━━━ DATA SECTION ━━━

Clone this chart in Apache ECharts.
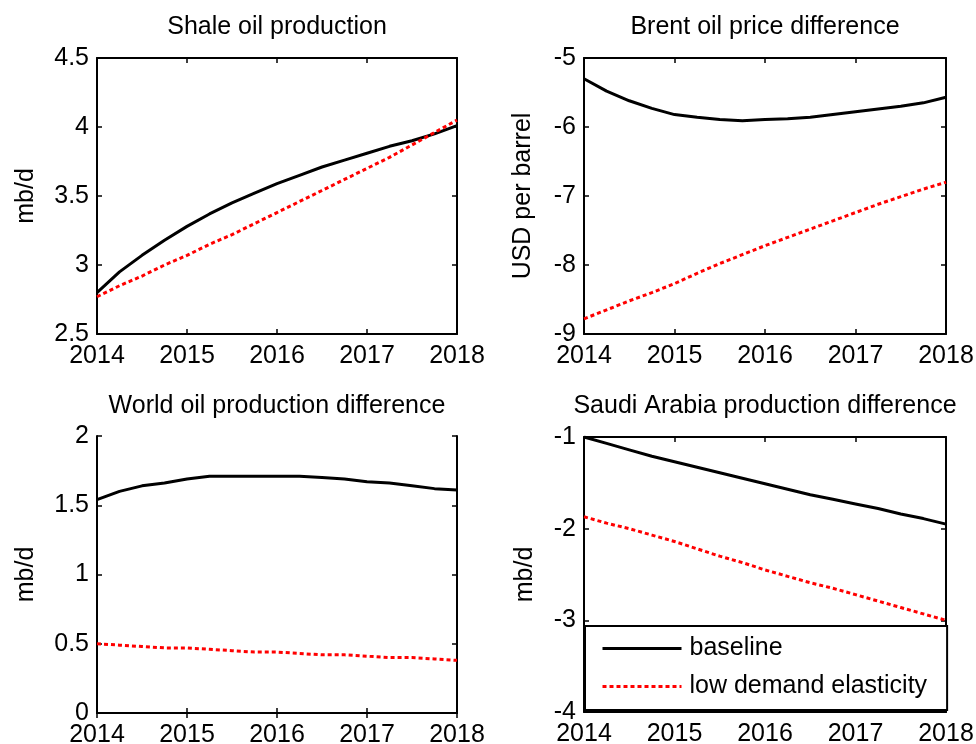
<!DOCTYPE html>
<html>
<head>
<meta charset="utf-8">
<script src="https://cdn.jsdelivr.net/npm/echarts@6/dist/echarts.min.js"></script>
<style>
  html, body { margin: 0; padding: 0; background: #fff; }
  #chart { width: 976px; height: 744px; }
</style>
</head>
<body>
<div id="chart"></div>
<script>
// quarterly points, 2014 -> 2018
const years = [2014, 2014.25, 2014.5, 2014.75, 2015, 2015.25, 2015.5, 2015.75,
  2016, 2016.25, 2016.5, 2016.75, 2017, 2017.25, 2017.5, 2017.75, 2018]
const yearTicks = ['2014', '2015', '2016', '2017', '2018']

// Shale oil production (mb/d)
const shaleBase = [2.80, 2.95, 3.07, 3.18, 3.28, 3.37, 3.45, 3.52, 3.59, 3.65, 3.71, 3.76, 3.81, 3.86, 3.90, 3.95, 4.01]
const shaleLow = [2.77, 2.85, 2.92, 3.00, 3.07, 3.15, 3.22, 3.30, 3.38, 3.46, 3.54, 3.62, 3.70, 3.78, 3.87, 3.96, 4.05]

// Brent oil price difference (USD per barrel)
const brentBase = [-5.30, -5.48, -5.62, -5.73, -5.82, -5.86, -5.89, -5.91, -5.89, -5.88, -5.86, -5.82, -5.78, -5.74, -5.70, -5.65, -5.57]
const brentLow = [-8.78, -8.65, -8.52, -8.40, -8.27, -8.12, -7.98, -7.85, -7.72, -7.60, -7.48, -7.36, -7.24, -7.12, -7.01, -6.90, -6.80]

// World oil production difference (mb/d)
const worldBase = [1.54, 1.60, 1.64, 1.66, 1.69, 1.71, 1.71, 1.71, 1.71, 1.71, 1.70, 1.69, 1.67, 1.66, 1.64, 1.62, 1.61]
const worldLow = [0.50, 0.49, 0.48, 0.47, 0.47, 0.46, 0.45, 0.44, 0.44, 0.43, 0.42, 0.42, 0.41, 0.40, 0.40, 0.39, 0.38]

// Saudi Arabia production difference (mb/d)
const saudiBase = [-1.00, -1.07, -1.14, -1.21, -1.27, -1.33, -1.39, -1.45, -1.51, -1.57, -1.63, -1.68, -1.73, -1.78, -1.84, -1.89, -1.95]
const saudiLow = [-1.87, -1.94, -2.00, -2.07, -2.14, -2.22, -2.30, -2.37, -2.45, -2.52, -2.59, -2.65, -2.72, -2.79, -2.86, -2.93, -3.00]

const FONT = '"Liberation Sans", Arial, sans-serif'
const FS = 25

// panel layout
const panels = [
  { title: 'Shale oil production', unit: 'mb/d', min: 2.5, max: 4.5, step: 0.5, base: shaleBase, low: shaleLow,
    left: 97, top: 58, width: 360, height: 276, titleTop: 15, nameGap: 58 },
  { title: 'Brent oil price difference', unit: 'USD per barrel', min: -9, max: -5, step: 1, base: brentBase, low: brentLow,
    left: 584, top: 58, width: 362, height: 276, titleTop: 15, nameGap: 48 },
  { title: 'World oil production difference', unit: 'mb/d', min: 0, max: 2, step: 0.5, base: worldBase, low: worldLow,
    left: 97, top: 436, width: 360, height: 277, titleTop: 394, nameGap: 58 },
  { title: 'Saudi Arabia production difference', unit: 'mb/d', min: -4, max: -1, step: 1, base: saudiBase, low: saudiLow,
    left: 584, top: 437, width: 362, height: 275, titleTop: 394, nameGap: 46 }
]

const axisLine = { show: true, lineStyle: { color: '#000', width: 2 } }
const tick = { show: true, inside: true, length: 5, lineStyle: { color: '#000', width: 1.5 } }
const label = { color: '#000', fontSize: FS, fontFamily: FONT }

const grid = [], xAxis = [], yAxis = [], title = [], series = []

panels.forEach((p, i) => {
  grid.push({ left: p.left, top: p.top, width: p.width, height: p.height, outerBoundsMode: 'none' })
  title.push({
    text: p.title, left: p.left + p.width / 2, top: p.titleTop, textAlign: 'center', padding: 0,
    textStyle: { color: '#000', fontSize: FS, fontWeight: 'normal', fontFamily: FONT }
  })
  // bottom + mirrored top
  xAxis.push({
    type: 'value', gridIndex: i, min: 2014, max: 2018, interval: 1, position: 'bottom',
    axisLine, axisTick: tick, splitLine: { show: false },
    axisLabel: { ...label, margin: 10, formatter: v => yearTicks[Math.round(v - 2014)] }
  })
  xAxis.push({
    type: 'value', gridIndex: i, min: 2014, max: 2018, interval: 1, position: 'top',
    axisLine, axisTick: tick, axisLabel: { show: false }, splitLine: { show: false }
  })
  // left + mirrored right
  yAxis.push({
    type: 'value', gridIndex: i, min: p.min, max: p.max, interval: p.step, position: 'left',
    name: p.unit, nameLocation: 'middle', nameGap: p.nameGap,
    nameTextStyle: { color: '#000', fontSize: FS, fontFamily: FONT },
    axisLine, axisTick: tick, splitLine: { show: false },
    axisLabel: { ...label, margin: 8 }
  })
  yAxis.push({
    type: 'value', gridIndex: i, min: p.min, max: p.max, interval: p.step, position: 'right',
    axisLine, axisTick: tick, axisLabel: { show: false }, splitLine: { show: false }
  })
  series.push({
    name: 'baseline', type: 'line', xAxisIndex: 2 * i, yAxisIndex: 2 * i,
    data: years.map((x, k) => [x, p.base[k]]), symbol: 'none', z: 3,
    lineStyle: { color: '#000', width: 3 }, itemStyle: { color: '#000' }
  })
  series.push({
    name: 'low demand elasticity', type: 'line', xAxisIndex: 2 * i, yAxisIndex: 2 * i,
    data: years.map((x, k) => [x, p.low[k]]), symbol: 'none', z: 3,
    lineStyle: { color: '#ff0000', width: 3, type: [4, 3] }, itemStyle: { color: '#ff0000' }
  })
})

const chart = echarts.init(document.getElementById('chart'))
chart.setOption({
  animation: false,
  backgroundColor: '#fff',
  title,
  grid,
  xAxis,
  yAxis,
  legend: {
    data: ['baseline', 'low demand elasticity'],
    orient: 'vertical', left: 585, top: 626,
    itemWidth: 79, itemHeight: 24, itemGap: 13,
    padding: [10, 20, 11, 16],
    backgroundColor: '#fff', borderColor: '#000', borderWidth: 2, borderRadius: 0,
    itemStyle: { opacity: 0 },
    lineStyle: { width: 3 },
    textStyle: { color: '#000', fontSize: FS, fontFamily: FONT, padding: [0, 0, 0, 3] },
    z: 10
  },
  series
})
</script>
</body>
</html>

━━━

Go from the first line of the listing to the line holding "const FS = 25" and, please, transcribe those lines exactly, both included, with no pictures.

- EXERCISE SOLUTION
Clone this chart in Apache ECharts.
<!DOCTYPE html>
<html>
<head>
<meta charset="utf-8">
<script src="https://cdn.jsdelivr.net/npm/echarts@6/dist/echarts.min.js"></script>
<style>
  html, body { margin: 0; padding: 0; background: #fff; }
  #chart { width: 976px; height: 744px; }
</style>
</head>
<body>
<div id="chart"></div>
<script>
// quarterly points, 2014 -> 2018
const years = [2014, 2014.25, 2014.5, 2014.75, 2015, 2015.25, 2015.5, 2015.75,
  2016, 2016.25, 2016.5, 2016.75, 2017, 2017.25, 2017.5, 2017.75, 2018]
const yearTicks = ['2014', '2015', '2016', '2017', '2018']

// Shale oil production (mb/d)
const shaleBase = [2.80, 2.95, 3.07, 3.18, 3.28, 3.37, 3.45, 3.52, 3.59, 3.65, 3.71, 3.76, 3.81, 3.86, 3.90, 3.95, 4.01]
const shaleLow = [2.77, 2.85, 2.92, 3.00, 3.07, 3.15, 3.22, 3.30, 3.38, 3.46, 3.54, 3.62, 3.70, 3.78, 3.87, 3.96, 4.05]

// Brent oil price difference (USD per barrel)
const brentBase = [-5.30, -5.48, -5.62, -5.73, -5.82, -5.86, -5.89, -5.91, -5.89, -5.88, -5.86, -5.82, -5.78, -5.74, -5.70, -5.65, -5.57]
const brentLow = [-8.78, -8.65, -8.52, -8.40, -8.27, -8.12, -7.98, -7.85, -7.72, -7.60, -7.48, -7.36, -7.24, -7.12, -7.01, -6.90, -6.80]

// World oil production difference (mb/d)
const worldBase = [1.54, 1.60, 1.64, 1.66, 1.69, 1.71, 1.71, 1.71, 1.71, 1.71, 1.70, 1.69, 1.67, 1.66, 1.64, 1.62, 1.61]
const worldLow = [0.50, 0.49, 0.48, 0.47, 0.47, 0.46, 0.45, 0.44, 0.44, 0.43, 0.42, 0.42, 0.41, 0.40, 0.40, 0.39, 0.38]

// Saudi Arabia production difference (mb/d)
const saudiBase = [-1.00, -1.07, -1.14, -1.21, -1.27, -1.33, -1.39, -1.45, -1.51, -1.57, -1.63, -1.68, -1.73, -1.78, -1.84, -1.89, -1.95]
const saudiLow = [-1.87, -1.94, -2.00, -2.07, -2.14, -2.22, -2.30, -2.37, -2.45, -2.52, -2.59, -2.65, -2.72, -2.79, -2.86, -2.93, -3.00]

const FONT = '"Liberation Sans", Arial, sans-serif'
const FS = 25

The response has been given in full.